═════ Dataset extract

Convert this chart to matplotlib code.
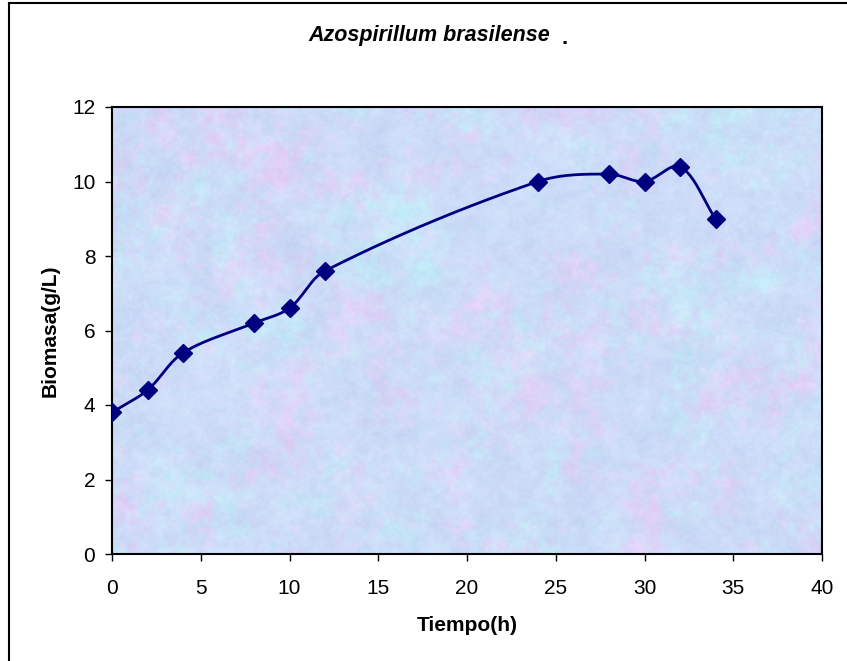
import numpy as np
import matplotlib
matplotlib.use('Agg')
from matplotlib import pyplot as plt

plt.rcParams['font.family'] = ['Liberation Sans', 'DejaVu Sans']

# data
tiempo = [0, 2, 4, 8, 10, 12, 24, 28, 30, 32, 34]
biomasa = [3.8, 4.4, 5.4, 6.2, 6.6, 7.6, 10.0, 10.2, 10.0, 10.4, 9.0]
x_ticks = [0, 5, 10, 15, 20, 25, 30, 35, 40]
y_ticks = [0, 2, 4, 6, 8, 10, 12]


def smooth_curve(xs, ys, yscale=2.1, n=40):
    # Excel-like smoothing: bezier, tangents from neighbours scaled by segment length
    P = np.column_stack([xs, np.array(ys) * yscale]).astype(float)
    out = []
    for i in range(len(P) - 1):
        p0 = P[i - 1] if i > 0 else P[i]
        p1 = P[i]
        p2 = P[i + 1]
        p3 = P[i + 2] if i + 2 < len(P) else P[i + 1]
        l0 = np.linalg.norm(p1 - p0)
        l1 = np.linalg.norm(p2 - p1)
        l2 = np.linalg.norm(p3 - p2)
        c1 = p1 + (p2 - p0) * (l1 / (l0 + l1)) / 3.0 if l0 > 0 else p1 + (p2 - p1) / 3.0
        c2 = p2 - (p3 - p1) * (l1 / (l1 + l2)) / 3.0 if l2 > 0 else p2 - (p2 - p1) / 3.0
        t = np.linspace(0, 1, n)[:, None]
        seg = ((1 - t) ** 3) * p1 + 3 * ((1 - t) ** 2) * t * c1 + 3 * (1 - t) * t ** 2 * c2 + t ** 3 * p2
        out.append(seg)
    out = np.vstack(out)
    return out[:, 0], out[:, 1] / yscale


def noise(h, w, rng, octaves):
    field = np.zeros((h, w))
    for scale, amp in octaves:
        small = rng.random((h // scale + 2, w // scale + 2))
        yi = np.linspace(0, small.shape[0] - 1.001, h)
        xi = np.linspace(0, small.shape[1] - 1.001, w)
        y0 = yi.astype(int)
        x0 = xi.astype(int)
        fy = (yi - y0)[:, None]
        fx = (xi - x0)[None, :]
        a = small[y0][:, x0]
        b = small[y0][:, x0 + 1]
        c = small[y0 + 1][:, x0]
        d = small[y0 + 1][:, x0 + 1]
        field += amp * (a * (1 - fx) * (1 - fy) + b * fx * (1 - fy) + c * (1 - fx) * fy + d * fx * fy)
    field = (field - field.min()) / (field.max() - field.min())
    return field


# soft blue / pink marble like the Excel fill
rng = np.random.default_rng(7)
H, W = 447, 710
oct_ = [(60, 0.8), (25, 0.8), (10, 0.7), (4, 0.5), (2, 0.3)]
pink = noise(H, W, rng, oct_)
cyan = noise(H, W, rng, oct_)
light = noise(H, W, rng, [(30, 0.6), (8, 0.6), (3, 0.5), (1, 0.3)])
pink = np.clip((pink - 0.5) * 2.2, 0, 1)
cyan = np.clip((cyan - 0.5) * 2.2, 0, 1)
r = 0.80 + 0.11 * pink - 0.05 * cyan + 0.09 * (light - 0.5)
g = 0.86 - 0.06 * pink + 0.07 * cyan + 0.09 * (light - 0.5)
b = 0.97 + 0.05 * (light - 0.5)
tex = np.clip(np.dstack([r, g, b]), 0, 1)

fig = plt.figure(figsize=(8.47, 6.61), dpi=100)
ax = fig.add_axes([112 / 847, 1 - 554 / 661, 710 / 847, 447 / 661])
ax.imshow(tex, extent=[0, 40, 0, 12], aspect='auto', zorder=0, interpolation='bilinear')

sx, sy = smooth_curve(tiempo, biomasa)
ax.plot(sx, sy, color='#000080', lw=2, zorder=3)
ax.plot(tiempo, biomasa, linestyle='none', marker='D', ms=9.5, color='#000080', zorder=4)

ax.set_xlim(0, 40)
ax.set_ylim(0, 12)
ax.set_xticks(x_ticks)
ax.set_yticks(y_ticks)
ax.tick_params(direction='out', length=5, width=1, labelsize=15)
ax.tick_params(axis='x', pad=13)
ax.tick_params(axis='y', pad=7)
for s in ax.spines.values():
    s.set_linewidth(1.5)
    s.set_color('black')

ax.set_xlabel('Tiempo(h)', fontsize=15, fontweight='bold', labelpad=13)
ax.set_ylabel('Biomasa(g/L)', fontsize=15, fontweight='bold', labelpad=9)

fig.text(429 / 847, 1 - 36 / 661, 'Azospirillum brasilense', fontsize=15.5, fontweight='bold',
         style='italic', ha='center', va='center')
fig.text(561 / 847, 1 - 38 / 661, '.', fontsize=16, fontweight='bold', ha='left', va='center')

# chart outline (top and left edges visible)
fig.add_artist(plt.Line2D([9 / 847, 1], [1 - 3 / 661, 1 - 3 / 661], color='black', lw=1.5, transform=fig.transFigure))
fig.add_artist(plt.Line2D([9 / 847, 9 / 847], [0, 1 - 3 / 661], color='black', lw=1.5, transform=fig.transFigure))

fig.savefig('out.png', dpi=100)
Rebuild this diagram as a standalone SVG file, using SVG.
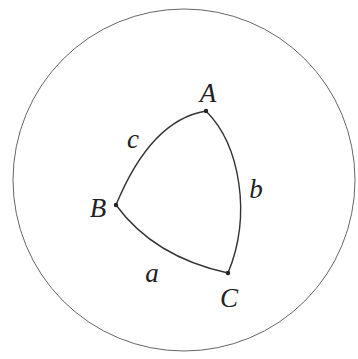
<svg xmlns="http://www.w3.org/2000/svg" width="358" height="359" viewBox="0 0 358 359">
<style>
.lbl{font-family:"Liberation Serif","Times New Roman",serif;font-style:italic;font-size:27px;fill:#222;text-anchor:middle}
.arc{fill:none;stroke:#333;stroke-width:1.4}
.dot{fill:#222}
</style>
<rect width="358" height="359" fill="#fff"/>
<g id="sphere"><circle cx="184" cy="180" r="171" fill="none" stroke="#666" stroke-width="1"/></g>
<g id="connectors">
<path id="arc-c" class="arc" d="M206,111 Q151,120 116,205"/>
<path id="arc-b" class="arc" d="M206,111 C240,145 252,215 228,273"/>
<path id="arc-a" class="arc" d="M116,205 Q154,257 228,273"/>
</g>
<g id="node-A"><circle class="dot" cx="206" cy="111" r="2.2"/><text class="lbl" x="208" y="102">A</text></g>
<g id="node-B"><circle class="dot" cx="116" cy="205" r="2.2"/><text class="lbl" x="98" y="217">B</text></g>
<g id="node-C"><circle class="dot" cx="228" cy="273" r="2.2"/><text class="lbl" x="229" y="307">C</text></g>
<g id="label-c"><text class="lbl" x="133" y="148">c</text></g>
<g id="label-b"><text class="lbl" x="256" y="198">b</text></g>
<g id="label-a"><text class="lbl" x="152" y="282">a</text></g>
</svg>
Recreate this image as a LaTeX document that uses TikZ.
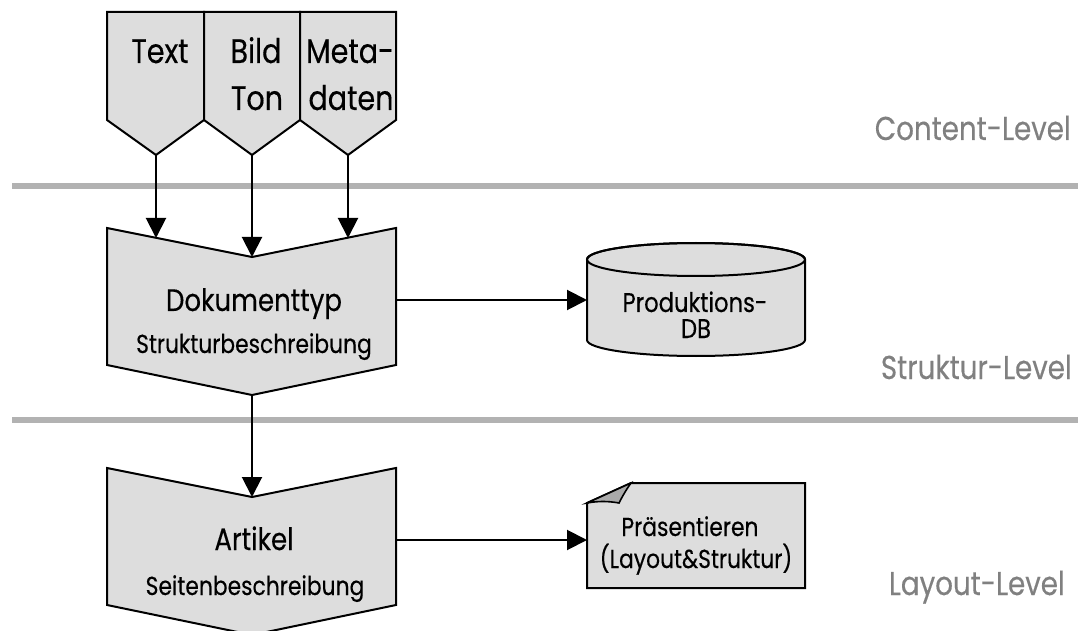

══════════

Task requirements: Will you repeat the material above, but only from the line containing "Rebuild this diagram" through its last line, exactly and without the pictures?

Expected answer:
Rebuild this diagram as a standalone SVG file, using SVG.
<svg xmlns="http://www.w3.org/2000/svg" width="358" height="359" viewBox="0 0 358 359">
<style>
.lbl{font-family:"Liberation Serif","Times New Roman",serif;font-style:italic;font-size:27px;fill:#222;text-anchor:middle}
.arc{fill:none;stroke:#333;stroke-width:1.4}
.dot{fill:#222}
</style>
<rect width="358" height="359" fill="#fff"/>
<g id="sphere"><circle cx="184" cy="180" r="171" fill="none" stroke="#666" stroke-width="1"/></g>
<g id="connectors">
<path id="arc-c" class="arc" d="M206,111 Q151,120 116,205"/>
<path id="arc-b" class="arc" d="M206,111 C240,145 252,215 228,273"/>
<path id="arc-a" class="arc" d="M116,205 Q154,257 228,273"/>
</g>
<g id="node-A"><circle class="dot" cx="206" cy="111" r="2.2"/><text class="lbl" x="208" y="102">A</text></g>
<g id="node-B"><circle class="dot" cx="116" cy="205" r="2.2"/><text class="lbl" x="98" y="217">B</text></g>
<g id="node-C"><circle class="dot" cx="228" cy="273" r="2.2"/><text class="lbl" x="229" y="307">C</text></g>
<g id="label-c"><text class="lbl" x="133" y="148">c</text></g>
<g id="label-b"><text class="lbl" x="256" y="198">b</text></g>
<g id="label-a"><text class="lbl" x="152" y="282">a</text></g>
</svg>
Recreate this image as a LaTeX document that uses TikZ.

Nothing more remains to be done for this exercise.